* [WRITTEN TASK]:
Output the material beneath this task exactly, images excluded.

* [DATASET CONTENT]:

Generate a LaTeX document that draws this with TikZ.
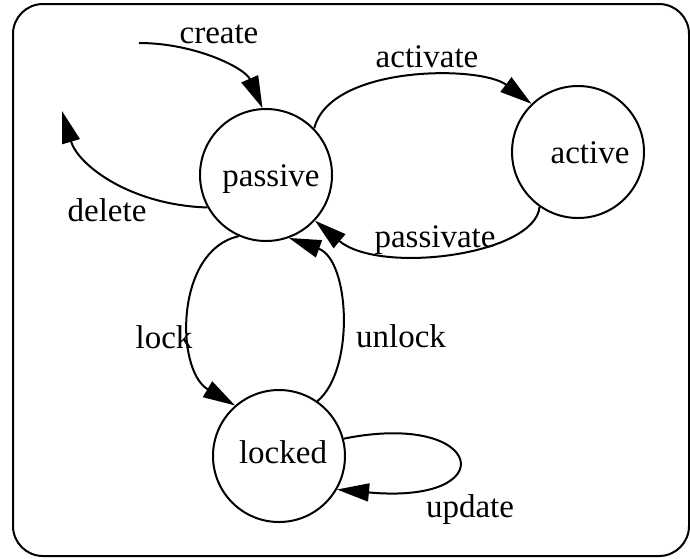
\documentclass[tikz,border=0pt]{standalone}
\usepackage{fontspec}
\setmainfont{Liberation Serif}
\usetikzlibrary{arrows.meta}
\begin{document}
\begin{tikzpicture}[x=1pt,y=-1pt,line width=2pt,
  state/.style={draw,circle,minimum size=132pt,inner sep=0pt},
  lbl/.style={anchor=base,inner sep=0pt,font=\fontsize{33}{38}\selectfont},
  trans/.style={-{Triangle[length=32pt,width=18pt]}}]
\useasboundingbox (0,0) rectangle (690,558);
\draw[rounded corners=30pt] (13,4) rectangle (689,556);
% states
\node[state] (passive) at (266,175) {};
\node[state] (active) at (578,152) {};
\node[state] (locked) at (279,456) {};
\node[lbl] (passiveT) at (271,186) {passive};
\node[lbl] (activeT) at (590,163) {active};
\node[lbl] (lockedT) at (283,463) {locked};
% free ends
\coordinate (createStart) at (139,43);
\coordinate (deleteEnd) at (62,111);
% transitions
\draw[trans] (createStart) .. controls (195,43) and (245,68) .. (passive.93);
\draw[trans] (passive.209) .. controls (130,205) and (78,165) .. (deleteEnd);
\draw[trans] (passive.44) .. controls (330,65) and (480,65) .. (active.134);
\draw[trans] (active.235) .. controls (535,255) and (380,275) .. (passive.317);
\draw[trans] (passive.246) .. controls (175,250) and (175,370) .. (locked.131);
\draw[trans] (locked.55) .. controls (355,370) and (350,260) .. (passive.290);
\draw[trans] (locked.15) .. controls (485,410) and (505,505) .. (locked.-30);
% labels
\node[lbl] (createL) at (219,43) {create};
\node[lbl] (deleteL) at (107,221) {delete};
\node[lbl] (activateL) at (427,67) {activate};
\node[lbl] (passivateL) at (435,247) {passivate};
\node[lbl] (lockL) at (164,348) {lock};
\node[lbl] (unlockL) at (401,347) {unlock};
\node[lbl] (updateL) at (470,517) {update};
\end{tikzpicture}
\end{document}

* [WRITTEN RESPONSE]:
Generate a LaTeX document that draws this with TikZ.
\documentclass[tikz,border=0pt]{standalone}
\usepackage{fontspec}
\setmainfont{Liberation Serif}
\usetikzlibrary{arrows.meta}
\begin{document}
\begin{tikzpicture}[x=1pt,y=-1pt,line width=2pt,
  state/.style={draw,circle,minimum size=132pt,inner sep=0pt},
  lbl/.style={anchor=base,inner sep=0pt,font=\fontsize{33}{38}\selectfont},
  trans/.style={-{Triangle[length=32pt,width=18pt]}}]
\useasboundingbox (0,0) rectangle (690,558);
\draw[rounded corners=30pt] (13,4) rectangle (689,556);
% states
\node[state] (passive) at (266,175) {};
\node[state] (active) at (578,152) {};
\node[state] (locked) at (279,456) {};
\node[lbl] (passiveT) at (271,186) {passive};
\node[lbl] (activeT) at (590,163) {active};
\node[lbl] (lockedT) at (283,463) {locked};
% free ends
\coordinate (createStart) at (139,43);
\coordinate (deleteEnd) at (62,111);
% transitions
\draw[trans] (createStart) .. controls (195,43) and (245,68) .. (passive.93);
\draw[trans] (passive.209) .. controls (130,205) and (78,165) .. (deleteEnd);
\draw[trans] (passive.44) .. controls (330,65) and (480,65) .. (active.134);
\draw[trans] (active.235) .. controls (535,255) and (380,275) .. (passive.317);
\draw[trans] (passive.246) .. controls (175,250) and (175,370) .. (locked.131);
\draw[trans] (locked.55) .. controls (355,370) and (350,260) .. (passive.290);
\draw[trans] (locked.15) .. controls (485,410) and (505,505) .. (locked.-30);
% labels
\node[lbl] (createL) at (219,43) {create};
\node[lbl] (deleteL) at (107,221) {delete};
\node[lbl] (activateL) at (427,67) {activate};
\node[lbl] (passivateL) at (435,247) {passivate};
\node[lbl] (lockL) at (164,348) {lock};
\node[lbl] (unlockL) at (401,347) {unlock};
\node[lbl] (updateL) at (470,517) {update};
\end{tikzpicture}
\end{document}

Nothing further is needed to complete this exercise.